Under normal circumstances we would agree with this list, but launching the Hydra with the Fuzion first presents us with an odd situation. Most popular games aren’t graphically intensive games, but the Fuzion is quite the expensive motherboard. What this means is that we can’t imagine anyone is going to pair the Fuzion with anything less than an equivalently-priced video card, which at this point in time would be the Radeon 5850. The Radeon 5850 runs just about everything well, in fact it’s a challenge for us to come up with things it doesn’t run well. The things it doesn’t run well, like Crysis and Battleforge, aren’t fully-supported games. So the Hydra is of limited utility at this point in time if it can’t be used to pair up powerful cards on graphically intensive games.

Where AFR Is Mediocre, and How Hydra Can Be Better The Test & Our Results
Comments Locked

47 Comments

View All Comments

  • liveonc - Tuesday, March 23, 2010 - link

    Hydra is still pretty raw, but can it be the One Chip to rule them all, One Chip to find them, One Chip to bring them all and in the darkness bind them In the Land of Mordor where the Shadows lie? CPU, GPU, GPGPU wars comming to a standstill, where it doesn't matter if you use an Intel, AMD, Nvidia or Ati.
  • Focher - Wednesday, January 13, 2010 - link

    I think people should really give Lucid their due in regards to proving the underlying concept - that it is feasible to deliver mixed frame rendering in real time. Granted, the technology still seems immature but one has to remember that AMD and NVIDIA have both rejected the approach at this point.

    I'm still prepared to wait and see how the technology - and not just the current approach from Lucid - evolves.
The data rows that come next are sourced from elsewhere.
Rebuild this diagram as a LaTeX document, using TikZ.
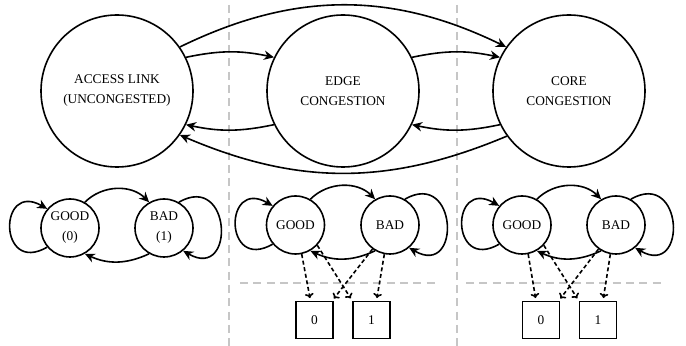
\documentclass[tikz,border=0pt]{standalone}
\usepackage{fontspec}
\setmainfont{Liberation Serif}
\usetikzlibrary{arrows.meta}
\tikzset{
	bigstate/.style={circle, draw, line width=1.2pt, inner sep=0pt, minimum size=114pt, align=center, font=\fontsize{10}{15}\selectfont},
	chainstate/.style={circle, draw, line width=1.2pt, inner sep=0pt, minimum size=43.5pt, align=center, font=\fontsize{10}{15}\selectfont},
	outbox/.style={rectangle, draw, line width=1.2pt, inner sep=0pt, minimum size=27.75pt, font=\fontsize{10}{12}\selectfont},
	trans/.style={line width=1.2pt, -{Stealth[length=7.5pt,width=7pt]}},
	emit/.style={line width=1.2pt, dash pattern=on 3pt off 2pt, shorten >=2pt, -{To[length=3.5pt,width=6.5pt]}},
	divider/.style={line width=1pt, color=gray!45, dash pattern=on 6pt off 4pt},
}

\begin{document}
\begin{tikzpicture}[x=0.75pt, y=0.75pt]
			%%%%% START %%%%%
			\useasboundingbox (0,0) rectangle (686,346);
			
			\draw[divider] (229,341) -- (229,0);
			\draw[divider] (457,341) -- (457,0);
			\draw[divider] (240,63) -- (437,63);
			\draw[divider] (466,63) -- (663,63);
			
			\node[bigstate] (access) at (117,255) {ACCESS LINK\\(UNCONGESTED)};
			\node[bigstate] (edgecong) at (343,255) {EDGE\\CONGESTION};
			\node[bigstate] (corecong) at (569,255) {CORE\\CONGESTION};
			
			\draw[trans] (access.26) to[bend left=12] (edgecong.154);
			\draw[trans] (edgecong.206) to[bend left=12] (access.-26);
			\draw[trans] (edgecong.26) to[bend left=12] (corecong.154);
			\draw[trans] (corecong.206) to[bend left=12] (edgecong.-26);
			\draw[trans] (access.35) to[bend left=26] (corecong.145);
			\draw[trans] (corecong.216) to[bend left=23] (access.-35);
			
			\node[chainstate] (good1) at (70,118) {GOOD\\(0)};
			\node[chainstate] (bad1) at (164,118) {BAD\\(1)};
			\draw[trans] (good1.60) to[bend left=45] (bad1.120);
			\draw[trans] (bad1.240) to[bend left=25] (good1.300);
			\draw[trans] (good1.220) to[out=210, in=150, looseness=3.8] (good1.140);
			\draw[trans] (bad1.60) to[out=30, in=-30, looseness=3.2] (bad1.-50);
			
			\node[chainstate] (good2) at (295.5,121) {GOOD};
			\node[chainstate] (bad2) at (390,121) {BAD};
			\draw[trans] (good2.60) to[bend left=45] (bad2.120);
			\draw[trans] (bad2.240) to[bend left=25] (good2.300);
			\draw[trans] (good2.220) to[out=210, in=150, looseness=3.8] (good2.140);
			\draw[trans] (bad2.60) to[out=30, in=-30, looseness=3.2] (bad2.-50);
			
			\node[outbox] (zero2) at (314.5,26) {0};
			\node[outbox] (one2) at (371.5,26) {1};
			\draw[emit] (good2.-78) -- ([xshift=-3pt]zero2.north);
			\draw[emit] (good2.-43) -- (one2.north west);
			\draw[emit] (bad2.-126) -- ([xshift=-1.2pt]zero2.north east);
			\draw[emit] (bad2.-101) -- ([xshift=3.75pt]one2.north);
			
			\node[chainstate] (good3) at (522,121) {GOOD};
			\node[chainstate] (bad3) at (616,121) {BAD};
			\draw[trans] (good3.60) to[bend left=45] (bad3.120);
			\draw[trans] (bad3.240) to[bend left=25] (good3.300);
			\draw[trans] (good3.220) to[out=210, in=150, looseness=3.8] (good3.140);
			\draw[trans] (bad3.60) to[out=30, in=-30, looseness=3.2] (bad3.-50);
			
			\node[outbox] (zero3) at (541,26) {0};
			\node[outbox] (one3) at (598,26) {1};
			\draw[emit] (good3.-78) -- ([xshift=-3.75pt]zero3.north);
			\draw[emit] (good3.-43) -- (one3.north west);
			\draw[emit] (bad3.-126) -- ([xshift=-1.2pt]zero3.north east);
			\draw[emit] (bad3.-101) -- ([xshift=3.75pt]one3.north);
			
			%%%%% END %%%%%
\end{tikzpicture}
\end{document}
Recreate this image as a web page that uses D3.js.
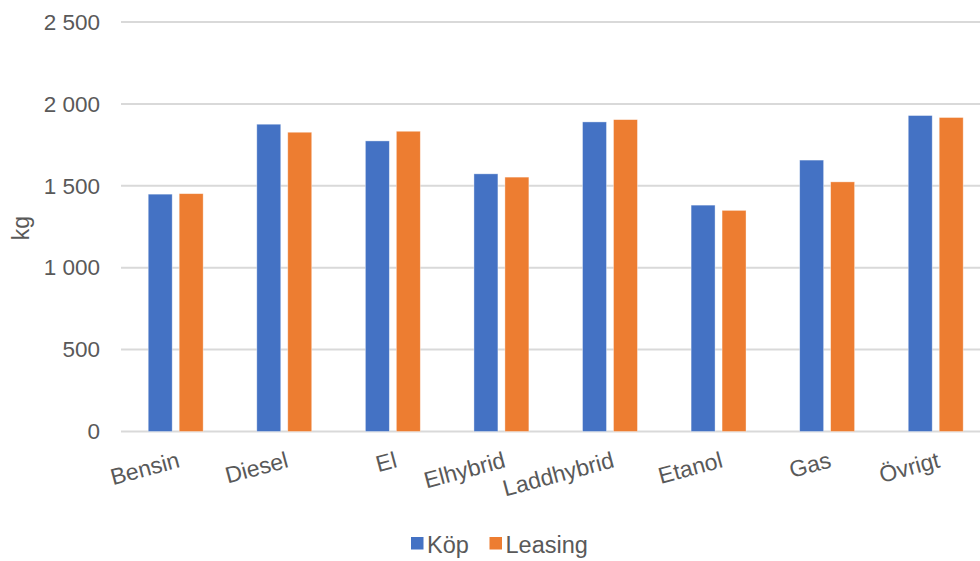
<!DOCTYPE html>
<html>
<head>
<meta charset="utf-8">
<script src="https://cdn.jsdelivr.net/npm/d3@7"></script>
<style>
  html, body { margin: 0; padding: 0; background: #ffffff; }
  svg { display: block; font-family: "Liberation Sans", Arial, sans-serif; }
</style>
</head>
<body>
<svg id="chart" width="980" height="561"></svg>
<script>
// Average vehicle weight (kg) by fuel type, purchased vs leased
const categories = ["Bensin", "Diesel", "El", "Elhybrid", "Laddhybrid", "Etanol", "Gas", "Övrigt"];
const seriesNames = ["Köp", "Leasing"];
const kopValues = [1449, 1876, 1774, 1573, 1890, 1382, 1657, 1929];
const leasingValues = [1452, 1827, 1833, 1553, 1904, 1350, 1524, 1917];
const yTicks = [0, 500, 1000, 1500, 2000, 2500];
const colors = ["#4472C4", "#ED7D31"];

const rows = categories.map((c, i) => ({ category: c, values: [kopValues[i], leasingValues[i]] }));

const svg = d3.select("#chart");
const textColor = "#595959";

const x0 = d3.scaleBand().domain(categories).range([121.4, 990]).paddingInner(0.494).paddingOuter(0.247);
const x1 = d3.scaleBand().domain(seriesNames).range([0, x0.bandwidth()]).paddingInner(0.226).paddingOuter(0);
const y = d3.scaleLinear().domain([0, 2500]).range([431.5, 22]);

const sv = d3.formatLocale({ decimal: ",", thousands: " ", grouping: [3], currency: ["", " kr"] });
const fmt = sv.format(",.0f");

// Horizontal gridlines
svg.append("g").selectAll("line").data(yTicks).join("line")
  .attr("x1", 121).attr("x2", 980)
  .attr("y1", d => y(d)).attr("y2", d => y(d))
  .attr("stroke", "#d9d9d9").attr("stroke-width", 2);

// Y axis tick labels
const yAxis = d3.axisLeft(y).tickValues(yTicks).tickFormat(fmt).tickSize(0).tickPadding(0);
const yg = svg.append("g").attr("transform", "translate(100,0)").call(yAxis);
yg.select(".domain").remove();
yg.selectAll("text").attr("fill", textColor).style("font-size", "22.5px")
  .style("font-family", "'Liberation Sans', Arial, sans-serif");

// Y axis title
svg.append("text")
  .attr("transform", "translate(29,228) rotate(-90)")
  .attr("text-anchor", "middle")
  .attr("fill", textColor).style("font-size", "23px")
  .text("kg");

// Bars
const groups = svg.append("g").selectAll("g").data(rows).join("g")
  .attr("transform", d => `translate(${x0(d.category)},0)`);
groups.selectAll("rect").data(d => d.values.map((v, i) => ({ key: seriesNames[i], value: v, i }))).join("rect")
  .attr("x", d => x1(d.key))
  .attr("width", x1.bandwidth())
  .attr("y", d => y(d.value))
  .attr("height", d => y(0) - y(d.value))
  .attr("fill", d => colors[d.i])
  .attr("stroke", "#ffffff").attr("stroke-opacity", 0.5).attr("stroke-width", 0.75);

// Category labels, rotated
const xAxis = d3.axisBottom(x0).tickSize(0).tickPadding(0);
const xg = svg.append("g").attr("transform", "translate(1,451)").call(xAxis);
xg.select(".domain").remove();
xg.selectAll("text")
  .attr("fill", textColor).style("font-size", "23px")
  .style("font-family", "'Liberation Sans', Arial, sans-serif")
  .attr("text-anchor", "end")
  .attr("dy", "0.72em")
  .attr("y", 0)
  .attr("transform", "rotate(-15)");

// Legend
const legend = svg.append("g");
const legendItems = [{ name: seriesNames[0], x: 411 }, { name: seriesNames[1], x: 489.5 }];
legendItems.forEach((it, i) => {
  legend.append("rect").attr("x", it.x).attr("y", 537).attr("width", 12.5).attr("height", 12.5).attr("fill", colors[i]);
  legend.append("text").attr("x", it.x + 16).attr("y", 552.5)
    .attr("fill", textColor).style("font-size", "23.5px").text(it.name);
});
</script>
</body>
</html>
For example, perhaps AMD and NVIDIA will put some RnD efforts into multi-GPU cards that are better equipped at mixed frame rendering. Having it all on the same board could alleviate some of the bottlenecks.
  • Baron Fel - Sunday, January 10, 2010 - link

    Crysis has a 91 at Metacritic and sold millions.

    Just wanted to point that out.
  • x86 64 - Saturday, January 9, 2010 - link

    I thought the Hydra didn't do SLI\CF through software? I thought that was one of the main benefits of Hydra, no software profiles were needed. The preliminary results you guys posted are less than impressive. Not to sound like a pessimist but I figured it was too good to be true.
  • Focher - Wednesday, January 13, 2010 - link

    I think the term "profiles" isn't appropriate, as the review suggests it's more of a whitelist than any type of profile with customized settings for the specific game.
  • prophet001 - Friday, January 8, 2010 - link

    The implications of this technology are tremendous. I'm rather surprised at people brushing it off. It is fledgling and will obviously need some work but they will be able to do some really neat things once this matures. I'm thinking GPU farm via external PCI-E.
  • hyvonen - Friday, January 8, 2010 - link

    "We’ll start with Call of Juarez, which is one of the Hydra’s better titles. With our 5850s in Crossfire, we get 94fps, which is just less than double the performance of a single 5850 (49.5)."
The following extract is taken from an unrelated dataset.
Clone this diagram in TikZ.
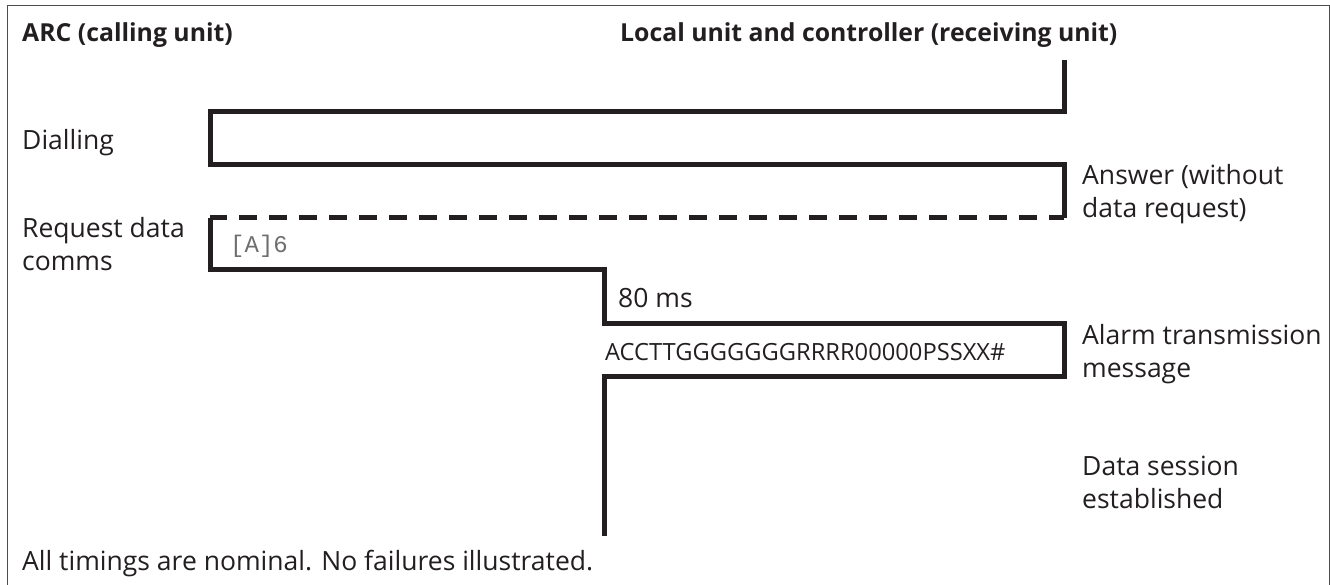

    Don't mean "... we get 94fps, which is more than double the performance of a single 5850 (49.5)."

    Or, on other words, WFT happened - how do you get more than double the performance with CF?!?!? Something got messed up in your test here, bro.
  • Veerappan - Friday, January 8, 2010 - link

    Read it again... He's saying that the 94fps that they got is just slightly LESS THAN double 49.5 fps. So if a single 5850 gets 49.5 fps, double that is 99 fps.
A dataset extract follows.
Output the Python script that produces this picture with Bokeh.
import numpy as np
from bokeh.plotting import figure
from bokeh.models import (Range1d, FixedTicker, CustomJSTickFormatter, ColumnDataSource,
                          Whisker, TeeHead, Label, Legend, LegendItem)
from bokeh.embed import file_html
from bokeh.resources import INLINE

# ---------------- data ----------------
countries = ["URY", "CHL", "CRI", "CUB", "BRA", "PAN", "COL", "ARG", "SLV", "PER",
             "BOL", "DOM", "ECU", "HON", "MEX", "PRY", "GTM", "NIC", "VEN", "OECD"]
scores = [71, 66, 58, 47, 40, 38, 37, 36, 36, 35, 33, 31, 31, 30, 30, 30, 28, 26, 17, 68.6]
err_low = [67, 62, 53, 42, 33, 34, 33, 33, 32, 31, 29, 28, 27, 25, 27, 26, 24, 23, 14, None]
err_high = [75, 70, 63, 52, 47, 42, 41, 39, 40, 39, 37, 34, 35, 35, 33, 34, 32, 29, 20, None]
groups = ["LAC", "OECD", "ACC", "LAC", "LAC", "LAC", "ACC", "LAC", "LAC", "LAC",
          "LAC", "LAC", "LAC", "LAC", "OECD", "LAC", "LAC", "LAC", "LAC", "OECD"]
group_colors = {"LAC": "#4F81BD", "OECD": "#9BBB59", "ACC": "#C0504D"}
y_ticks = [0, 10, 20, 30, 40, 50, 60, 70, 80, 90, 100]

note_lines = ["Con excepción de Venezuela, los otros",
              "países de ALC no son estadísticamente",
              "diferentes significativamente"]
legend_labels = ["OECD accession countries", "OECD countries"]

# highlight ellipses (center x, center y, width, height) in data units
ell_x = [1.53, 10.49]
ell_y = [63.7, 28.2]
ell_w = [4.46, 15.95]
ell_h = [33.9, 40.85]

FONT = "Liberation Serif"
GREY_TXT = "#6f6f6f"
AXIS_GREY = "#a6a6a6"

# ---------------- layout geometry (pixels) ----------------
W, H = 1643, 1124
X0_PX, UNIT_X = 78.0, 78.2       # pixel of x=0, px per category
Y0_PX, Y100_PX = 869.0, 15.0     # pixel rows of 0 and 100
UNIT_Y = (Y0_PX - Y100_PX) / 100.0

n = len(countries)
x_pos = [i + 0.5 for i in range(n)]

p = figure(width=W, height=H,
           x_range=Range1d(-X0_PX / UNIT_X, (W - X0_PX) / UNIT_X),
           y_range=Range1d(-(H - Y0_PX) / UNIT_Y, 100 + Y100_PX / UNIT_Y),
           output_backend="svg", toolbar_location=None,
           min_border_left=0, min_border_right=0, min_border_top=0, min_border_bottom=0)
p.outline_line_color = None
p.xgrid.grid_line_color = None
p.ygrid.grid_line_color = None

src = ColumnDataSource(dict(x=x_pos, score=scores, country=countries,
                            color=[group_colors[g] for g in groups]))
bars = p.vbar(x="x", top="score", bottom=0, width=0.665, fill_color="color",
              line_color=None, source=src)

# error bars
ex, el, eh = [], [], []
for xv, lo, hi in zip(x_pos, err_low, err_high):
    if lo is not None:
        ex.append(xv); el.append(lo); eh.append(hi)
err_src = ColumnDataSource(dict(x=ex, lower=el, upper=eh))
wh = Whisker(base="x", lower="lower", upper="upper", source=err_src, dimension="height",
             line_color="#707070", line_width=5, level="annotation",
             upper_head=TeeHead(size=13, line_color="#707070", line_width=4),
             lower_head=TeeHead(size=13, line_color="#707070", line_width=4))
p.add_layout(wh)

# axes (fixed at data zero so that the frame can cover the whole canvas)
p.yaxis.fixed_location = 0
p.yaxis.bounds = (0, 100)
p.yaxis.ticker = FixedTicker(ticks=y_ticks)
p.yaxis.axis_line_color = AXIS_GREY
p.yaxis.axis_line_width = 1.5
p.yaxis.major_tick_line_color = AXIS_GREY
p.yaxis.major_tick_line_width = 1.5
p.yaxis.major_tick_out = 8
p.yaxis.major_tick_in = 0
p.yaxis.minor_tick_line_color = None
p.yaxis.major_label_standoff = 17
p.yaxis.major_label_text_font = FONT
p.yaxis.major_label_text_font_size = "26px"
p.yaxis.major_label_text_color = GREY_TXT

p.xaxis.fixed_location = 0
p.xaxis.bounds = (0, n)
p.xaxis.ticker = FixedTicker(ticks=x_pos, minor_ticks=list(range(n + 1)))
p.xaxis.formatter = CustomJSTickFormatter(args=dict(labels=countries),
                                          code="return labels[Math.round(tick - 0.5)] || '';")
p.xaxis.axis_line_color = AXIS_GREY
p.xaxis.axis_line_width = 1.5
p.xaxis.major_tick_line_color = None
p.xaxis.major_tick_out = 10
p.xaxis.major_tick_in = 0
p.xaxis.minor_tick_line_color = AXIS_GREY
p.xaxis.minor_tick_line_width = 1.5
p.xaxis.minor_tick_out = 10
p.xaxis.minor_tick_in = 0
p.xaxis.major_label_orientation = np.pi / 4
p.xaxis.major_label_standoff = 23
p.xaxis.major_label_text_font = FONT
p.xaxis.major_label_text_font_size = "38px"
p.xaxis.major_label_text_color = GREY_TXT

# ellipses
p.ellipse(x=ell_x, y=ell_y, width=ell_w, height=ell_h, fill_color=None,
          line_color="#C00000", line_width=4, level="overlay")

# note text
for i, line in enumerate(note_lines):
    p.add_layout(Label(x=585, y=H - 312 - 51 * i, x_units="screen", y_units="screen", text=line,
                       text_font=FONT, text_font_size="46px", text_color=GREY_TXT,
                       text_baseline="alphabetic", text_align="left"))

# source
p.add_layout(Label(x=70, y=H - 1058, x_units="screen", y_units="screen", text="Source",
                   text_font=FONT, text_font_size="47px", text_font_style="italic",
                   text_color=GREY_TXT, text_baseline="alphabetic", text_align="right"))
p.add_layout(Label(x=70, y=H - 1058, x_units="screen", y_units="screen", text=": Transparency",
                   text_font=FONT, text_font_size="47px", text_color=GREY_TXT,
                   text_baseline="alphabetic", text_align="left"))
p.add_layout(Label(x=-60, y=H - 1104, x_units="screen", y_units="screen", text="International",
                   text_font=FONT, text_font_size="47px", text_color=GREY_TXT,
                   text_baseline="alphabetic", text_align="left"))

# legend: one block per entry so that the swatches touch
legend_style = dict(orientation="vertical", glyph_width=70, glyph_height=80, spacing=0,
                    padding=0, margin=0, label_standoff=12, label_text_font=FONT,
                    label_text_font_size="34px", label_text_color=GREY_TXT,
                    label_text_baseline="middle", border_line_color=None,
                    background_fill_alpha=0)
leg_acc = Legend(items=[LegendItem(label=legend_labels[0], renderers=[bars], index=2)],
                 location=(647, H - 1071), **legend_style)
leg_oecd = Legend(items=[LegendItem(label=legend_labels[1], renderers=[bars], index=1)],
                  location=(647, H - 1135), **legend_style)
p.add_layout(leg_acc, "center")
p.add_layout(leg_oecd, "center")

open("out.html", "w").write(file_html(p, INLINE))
    They got 94 fps, which is just a little bit less than 99.
  • jmurbank - Friday, January 8, 2010 - link

    To me Lucid got something going but they should have done it differently. If they created the Hydra chip to be an on-board graphics chip and dispatcher, things will be different. Right now all they have is a dispatcher chip that uses a discrete graphics card to output video which makes it have multiple bottlenecks. It will be better if the Hydra output the graphics on on its own through its own display port while all the processing is done by the discrete graphics cards using stream processing technology like CAL (ATI) and CUDA (nVidia).

    Of course bad drivers screws up everything. Have look at ATI's history. ATI still makes poor software, but people do not mind. It seems people care more about performance than reliable and stable drivers. I care more about reliable and stable drivers, so it screws up my day if my computer crashes because of a driver.
  • beginner99 - Friday, January 8, 2010 - link

    The worst thing you can do is promise stuff you can't deliver. it's sad. After these first benchmark, the tech will just have a bad reputation even if it will get better over time. Intel way would have been better. Just don't release it at all if it's an underperformer.

    I do see that it must we extremly complex to get this running at all. So it's actually quite an achievment but it's similar to cars. Combustion engines have been optimized during the last 100 years. No wonder no new technology can compete.
    Maybe in 1-2 years this will be usable. If lucid is still alive then...Don't believe many will buy this board.

    I also was rather suprised about CF. Used to be quite bad too as I remember? Probably due to a driver update? And how nows what nvidia or ATI is doing in there drivers. I assume they could put in stuff to cripple hydra on purpose.